Taiwan Semiconductor Manufacturing Company's (NYSE:TSM) American depositary receipts climbed 1.5% to $468.85 in early Monday trading, outpacing gains in major U.S. technology and semiconductor exchange-traded funds. The stock earlier touched an intraday high of $477.82, as investor enthusiasm for the chipmaker remains closely tied to artificial intelligence demand.
The focus now shifts to TSMC's June revenue report, which will serve as a critical test for the company's second-quarter performance. A modest month-over-month increase in June sales could push second-quarter revenue close to the midpoint of TSMC's guidance range of $39.0 billion to $40.2 billion, based on an assumed exchange rate of NT$31.7 per U.S. dollar.
TSMC's Taiwan dollar revenue figures provide a clearer picture. April revenue came in at NT$410.73 billion, followed by NT$416.98 billion in May. If June revenue reaches approximately NT$427.6 billion—about 2.5% higher than May—that would align with the midpoint of the guidance. Such a result would also represent a 62% surge compared to the weak June 2025 figure of NT$263.71 billion, highlighting the impact of easy year-over-year comparisons.
Chief Executive C.C. Wei recently underscored strong demand, telling reporters that "customer demand is so high" and that the company is striving to avoid becoming a bottleneck in the AI supply chain. Wei expressed a desire to raise prices but ruled out sudden, memory-market-style jumps, according to Reuters.

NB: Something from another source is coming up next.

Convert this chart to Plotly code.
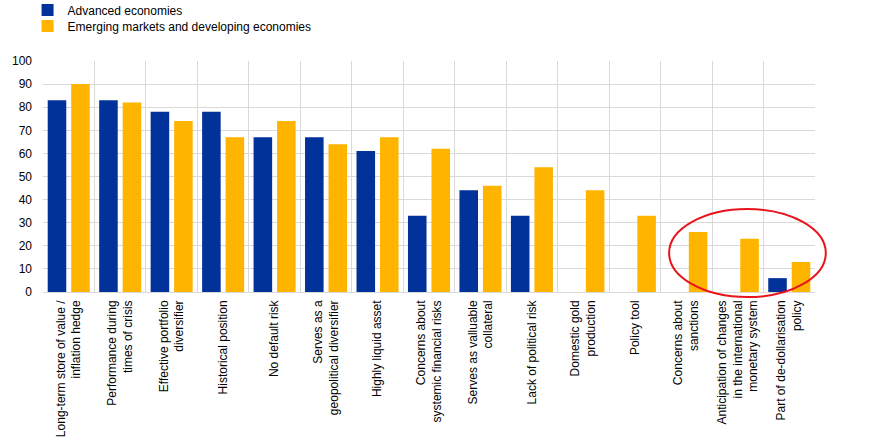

Pricing power remains a key driver for TSMC's stock valuation. Investors are betting on the company's ability to sustain strong margins despite rising capital expenditures, thanks to tight supply in leading-edge chip manufacturing. Ben Barringer, head of technology research at Quilter Cheviot, noted after April's results that TSMC had "really strong margins and high utilisation," with its fabs "running hot."
The competitive landscape continues to evolve. Intel remains the primary U.S. foundry rival, and Reuters reported last week that President Donald Trump said Apple had agreed to partner with Intel on chip design and manufacturing in the U.S. This could help Intel catch up with TSMC, while Apple may gain additional capacity as TSMC juggles heavy AI chip demand from Nvidia and AMD.
Samsung is also a key competitor, but building advanced fabs is a long-term endeavor. "There are no shortcuts," Wei said, noting that it takes years to bring new chip plants online. TSMC is advancing 3-nanometer production in Taiwan, the United States, and Japan, with 3nm representing the latest generation of chip technology.
TSMC's monthly revenue reports provide investors with faster updates than most large tech companies. From January to May, cumulative revenue rose 30.0% year-over-year. First-quarter results showed a gross margin of 66.2% and an operating margin of 58.1%, with second-quarter guidance remaining robust by manufacturing standards.
However, risks persist. A strong June sales number, boosted by an easy comparison, may not guarantee sustained AI demand through 2027. Any slowdown in cloud orders could shift current supply tightness into excess inventory. Additionally, Taiwan began five days of military drills on Monday, with Chinese ships and planes moving toward the island over the weekend, as reported by the Associated Press. While this has not affected TSMC's order book, the stock continues to carry a geopolitical discount.
Currently, TSMC is not trading like an ordinary semiconductor stock. The market views it as an AI toll operator, and the upcoming June sales data will be closely watched. Even a small uptick—or flat revenue—could suffice to maintain investor confidence.